** start of AVAILABLE DATA **

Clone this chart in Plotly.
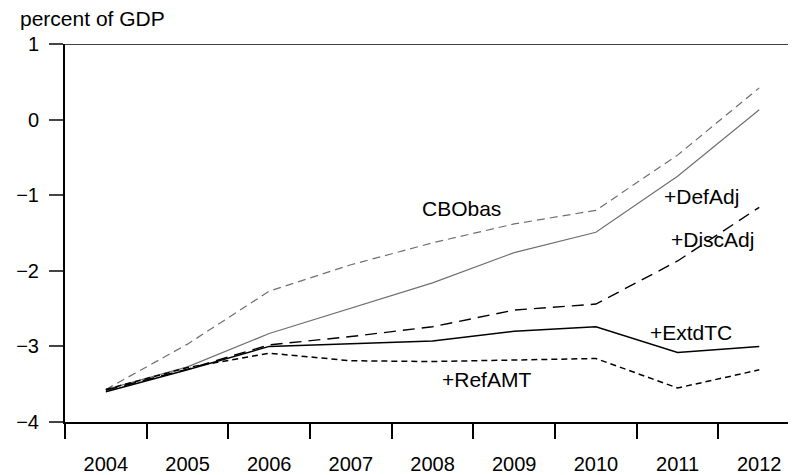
import plotly.graph_objects as go

years = [2004, 2005, 2006, 2007, 2008, 2009, 2010, 2011, 2012]
year_labels = [str(y) for y in years]
cbobas = [-3.57, -2.97, -2.27, -1.92, -1.63, -1.38, -1.20, -0.47, 0.42]
defadj = [-3.57, -3.27, -2.83, -2.50, -2.16, -1.76, -1.49, -0.75, 0.13]
discadj = [-3.58, -3.30, -2.98, -2.87, -2.74, -2.52, -2.44, -1.87, -1.16]
extdtc = [-3.60, -3.31, -3.00, -2.97, -2.93, -2.80, -2.74, -3.08, -3.00]
refamt = [-3.57, -3.28, -3.09, -3.19, -3.20, -3.18, -3.16, -3.55, -3.31]
y_ticks = [-4, -3, -2, -1, 0, 1]

FONT = "Liberation Sans, Arial, Helvetica, sans-serif"

fig = go.Figure()
series = [
    ("CBObas", cbobas, "#707070", 1.2, "8px,5px"),
    ("+DefAdj", defadj, "#707070", 1.2, "solid"),
    ("+DiscAdj", discadj, "black", 1.4, "12px,7px"),
    ("+ExtdTC", extdtc, "black", 1.5, "solid"),
    ("+RefAMT", refamt, "black", 1.5, "6px,4px"),
]
for name, vals, col, w, dash in series:
    fig.add_trace(go.Scatter(x=years, y=vals, mode="lines", name=name,
                             line=dict(color=col, width=w, dash=dash),
                             showlegend=False, hoverinfo="skip"))

labels = [
    ("CBObas", 2008.35, -1.17),
    ("+DefAdj", 2011.29, -1.02),
    ("+DiscAdj", 2011.43, -1.59),
    ("+ExtdTC", 2011.17, -2.81),
    ("+RefAMT", 2008.66, -3.44),
]
for txt, x, y in labels:
    fig.add_annotation(x=x, y=y, text=txt, showarrow=False,
                       font=dict(family=FONT, size=21, color="black"),
                       xanchor="center", yanchor="middle")

fig.add_annotation(x=0, y=1, xref="paper", yref="paper", text="percent of GDP",
                   showarrow=False, xanchor="left", yanchor="middle",
                   xshift=-47, yshift=26,
                   font=dict(family=FONT, size=21, color="black"))

fig.add_shape(type="line", xref="paper", yref="y", x0=0, x1=1, y0=1, y1=1,
              line=dict(color="black", width=1.5))

boundaries = [y - 0.5 for y in years]
fig.update_layout(
    width=796, height=475,
    margin=dict(l=48, r=8, t=36, b=61),
    paper_bgcolor="white", plot_bgcolor="white",
    font=dict(family=FONT, size=20, color="black"),
    xaxis=dict(range=[2003.5, 2012.45], tickvals=years, ticktext=year_labels,
               ticks="outside", ticklen=0, showgrid=False, zeroline=False,
               showline=True, linecolor="black", linewidth=1.5,
               tickfont=dict(size=20), ticklabelstandoff=23,
               minor=dict(tickvals=boundaries, ticks="outside", ticklen=15,
                          tickcolor="black", tickwidth=1.5, showgrid=False)),
    yaxis=dict(range=[-4, 1], tickvals=y_ticks, ticks="outside", ticklen=14,
               tickcolor="#444", tickwidth=1.5, showgrid=False, zeroline=False,
               showline=True, linecolor="black", linewidth=2,
               tickfont=dict(size=20), ticklabelstandoff=6),
)
fig.write_html("out.html")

** end of AVAILABLE DATA **

TASK PROMPT:
Copy out the data above exactly, except the pictures.

EXERCISE RESULT:
Clone this chart in Plotly.
import plotly.graph_objects as go

years = [2004, 2005, 2006, 2007, 2008, 2009, 2010, 2011, 2012]
year_labels = [str(y) for y in years]
cbobas = [-3.57, -2.97, -2.27, -1.92, -1.63, -1.38, -1.20, -0.47, 0.42]
defadj = [-3.57, -3.27, -2.83, -2.50, -2.16, -1.76, -1.49, -0.75, 0.13]
discadj = [-3.58, -3.30, -2.98, -2.87, -2.74, -2.52, -2.44, -1.87, -1.16]
extdtc = [-3.60, -3.31, -3.00, -2.97, -2.93, -2.80, -2.74, -3.08, -3.00]
refamt = [-3.57, -3.28, -3.09, -3.19, -3.20, -3.18, -3.16, -3.55, -3.31]
y_ticks = [-4, -3, -2, -1, 0, 1]

FONT = "Liberation Sans, Arial, Helvetica, sans-serif"

fig = go.Figure()
series = [
    ("CBObas", cbobas, "#707070", 1.2, "8px,5px"),
    ("+DefAdj", defadj, "#707070", 1.2, "solid"),
    ("+DiscAdj", discadj, "black", 1.4, "12px,7px"),
    ("+ExtdTC", extdtc, "black", 1.5, "solid"),
    ("+RefAMT", refamt, "black", 1.5, "6px,4px"),
]
for name, vals, col, w, dash in series:
    fig.add_trace(go.Scatter(x=years, y=vals, mode="lines", name=name,
                             line=dict(color=col, width=w, dash=dash),
                             showlegend=False, hoverinfo="skip"))

labels = [
    ("CBObas", 2008.35, -1.17),
    ("+DefAdj", 2011.29, -1.02),
    ("+DiscAdj", 2011.43, -1.59),
    ("+ExtdTC", 2011.17, -2.81),
    ("+RefAMT", 2008.66, -3.44),
]
for txt, x, y in labels:
    fig.add_annotation(x=x, y=y, text=txt, showarrow=False,
                       font=dict(family=FONT, size=21, color="black"),
                       xanchor="center", yanchor="middle")

fig.add_annotation(x=0, y=1, xref="paper", yref="paper", text="percent of GDP",
                   showarrow=False, xanchor="left", yanchor="middle",
                   xshift=-47, yshift=26,
                   font=dict(family=FONT, size=21, color="black"))

fig.add_shape(type="line", xref="paper", yref="y", x0=0, x1=1, y0=1, y1=1,
              line=dict(color="black", width=1.5))

boundaries = [y - 0.5 for y in years]
fig.update_layout(
    width=796, height=475,
    margin=dict(l=48, r=8, t=36, b=61),
    paper_bgcolor="white", plot_bgcolor="white",
    font=dict(family=FONT, size=20, color="black"),
    xaxis=dict(range=[2003.5, 2012.45], tickvals=years, ticktext=year_labels,
               ticks="outside", ticklen=0, showgrid=False, zeroline=False,
               showline=True, linecolor="black", linewidth=1.5,
               tickfont=dict(size=20), ticklabelstandoff=23,
               minor=dict(tickvals=boundaries, ticks="outside", ticklen=15,
                          tickcolor="black", tickwidth=1.5, showgrid=False)),
    yaxis=dict(range=[-4, 1], tickvals=y_ticks, ticks="outside", ticklen=14,
               tickcolor="#444", tickwidth=1.5, showgrid=False, zeroline=False,
               showline=True, linecolor="black", linewidth=2,
               tickfont=dict(size=20), ticklabelstandoff=6),
)
fig.write_html("out.html")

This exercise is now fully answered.